1$ = 100₹ Soon ? Why Dollar is so powerful against Indian Rupee ? Economy explained by Ankit sir

1$ = 100₹ Soon ? Why Dollar is so powerful against Indian Rupee ? Economy explained by Ankit sir

Brief Summary

This video explains why the Indian rupee's value isn't equal to the US dollar by using a mango tree analogy to illustrate economic productivity differences. It covers floating vs. fixed exchange rates, India's currency devaluation history to attract investment, and the dollar's global dominance due to its use in international trade. The video highlights how India earns dollars through services, cheap goods, and foreign investment to manage balance of payments and maintain economic stability.

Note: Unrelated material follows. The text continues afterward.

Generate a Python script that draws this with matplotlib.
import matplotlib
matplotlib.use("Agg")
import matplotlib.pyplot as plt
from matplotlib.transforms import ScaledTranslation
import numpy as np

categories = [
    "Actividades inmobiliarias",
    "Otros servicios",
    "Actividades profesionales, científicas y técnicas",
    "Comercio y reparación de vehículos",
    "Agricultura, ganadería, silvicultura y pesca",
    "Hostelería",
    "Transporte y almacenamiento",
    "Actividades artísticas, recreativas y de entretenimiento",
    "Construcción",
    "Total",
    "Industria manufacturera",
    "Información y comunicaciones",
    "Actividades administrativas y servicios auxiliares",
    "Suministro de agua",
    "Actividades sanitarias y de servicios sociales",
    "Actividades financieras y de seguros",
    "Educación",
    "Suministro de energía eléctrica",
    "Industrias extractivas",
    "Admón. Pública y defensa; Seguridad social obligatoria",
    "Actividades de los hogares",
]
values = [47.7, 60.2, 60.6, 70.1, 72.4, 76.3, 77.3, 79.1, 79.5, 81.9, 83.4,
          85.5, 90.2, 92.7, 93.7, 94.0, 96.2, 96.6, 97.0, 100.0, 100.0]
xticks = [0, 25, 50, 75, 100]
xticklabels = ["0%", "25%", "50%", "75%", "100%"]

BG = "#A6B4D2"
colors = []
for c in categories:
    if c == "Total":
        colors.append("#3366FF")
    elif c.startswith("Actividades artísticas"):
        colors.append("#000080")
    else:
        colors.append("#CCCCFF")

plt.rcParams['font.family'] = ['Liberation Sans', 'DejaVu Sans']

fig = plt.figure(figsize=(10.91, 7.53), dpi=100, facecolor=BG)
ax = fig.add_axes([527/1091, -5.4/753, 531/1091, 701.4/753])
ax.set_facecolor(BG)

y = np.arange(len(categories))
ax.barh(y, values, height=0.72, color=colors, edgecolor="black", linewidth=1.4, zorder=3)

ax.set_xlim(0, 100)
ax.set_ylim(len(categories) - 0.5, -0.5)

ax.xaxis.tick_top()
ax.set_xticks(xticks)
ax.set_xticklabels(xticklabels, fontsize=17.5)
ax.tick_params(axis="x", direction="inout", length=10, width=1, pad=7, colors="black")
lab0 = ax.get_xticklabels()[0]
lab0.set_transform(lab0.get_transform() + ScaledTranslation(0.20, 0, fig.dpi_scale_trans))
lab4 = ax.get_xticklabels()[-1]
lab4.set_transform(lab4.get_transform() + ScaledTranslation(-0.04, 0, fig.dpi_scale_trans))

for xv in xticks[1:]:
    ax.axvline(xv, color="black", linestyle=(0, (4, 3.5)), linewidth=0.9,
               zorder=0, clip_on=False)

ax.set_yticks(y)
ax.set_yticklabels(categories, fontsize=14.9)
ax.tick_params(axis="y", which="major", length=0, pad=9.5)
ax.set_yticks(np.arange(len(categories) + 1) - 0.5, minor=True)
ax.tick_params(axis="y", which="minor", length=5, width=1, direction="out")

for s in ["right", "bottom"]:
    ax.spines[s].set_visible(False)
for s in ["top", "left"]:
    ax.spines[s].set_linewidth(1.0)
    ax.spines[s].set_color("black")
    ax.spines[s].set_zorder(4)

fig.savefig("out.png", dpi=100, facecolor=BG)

  • Economic productivity determines currency value.
  • Floating and fixed exchange rates impact trade and investment.
  • Dollar's dominance in global trade necessitates earning dollars.
  • India devalues rupee to attract foreign investment.

Mango Tree Analogy: Understanding Currency Value

The video starts with an example of two countries, X and Y, each given ₹100. Country X plants 100 mango trees, while country Y, through innovation, expands its mango production into various products, growing its economy. This illustrates that the value of money depends on the value of goods and economic activity it generates. Country Y's economy grew bigger, so the values of both countries are not equal.

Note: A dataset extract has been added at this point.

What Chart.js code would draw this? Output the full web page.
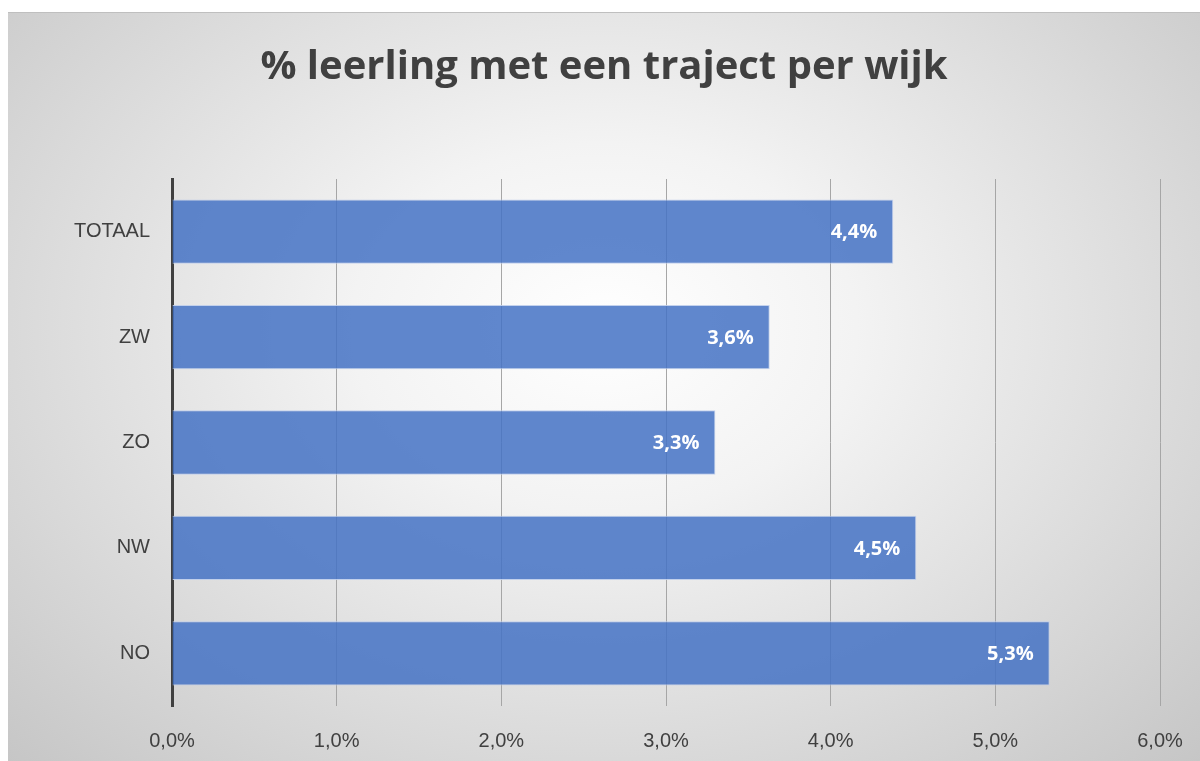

Floating vs. Fixed Exchange Rates

The video discusses two types of exchange rates: floating and fixed. A floating exchange rate is managed by the goods produced in the market, reflecting the difference in the value of rupees between countries based on what ₹1 can buy in each. A fixed exchange rate is when a country decides the value of its currency against others. Countries with fixed exchange rates may not attract as much Foreign Direct Investment (FDI) because investors might find better opportunities elsewhere.

India's Currency Devaluation Strategy

India has devalued its currency in 1949, 1966, and 1991 to attract dollar investments by making the country appear cheaper to foreign investors. This strategy aims to encourage those holding dollars to invest in India, boosting the economy during times of crisis.

The Dollar's Global Dominance and India's Response

The dollar dominates global trade because many countries accept it for transactions, unlike the rupee. To obtain dollars, India must encourage America to buy its goods and services. Since America is a larger economy, it dictates trade terms, leading India to offer cheap labor and services to earn dollars. These dollars are essential for settling international payments and avoiding a balance of payments crisis, like the one in 1991 when India had to mortgage gold.

Earning Dollars: Trade, Services, and Investment

India earns dollars by providing services and cheap goods to the US, resulting in a trade surplus of around $118 billion. Additionally, India attracts Foreign Direct Investment (FDI) from America and other countries, who bring dollars to invest. To keep foreign trade and investment attractive, India continues to weaken the rupee. The video concludes by noting the rupee's decline from ₹3.30 per dollar in 1947 to ₹87, highlighting the ongoing efforts to manage the currency in the global economic landscape.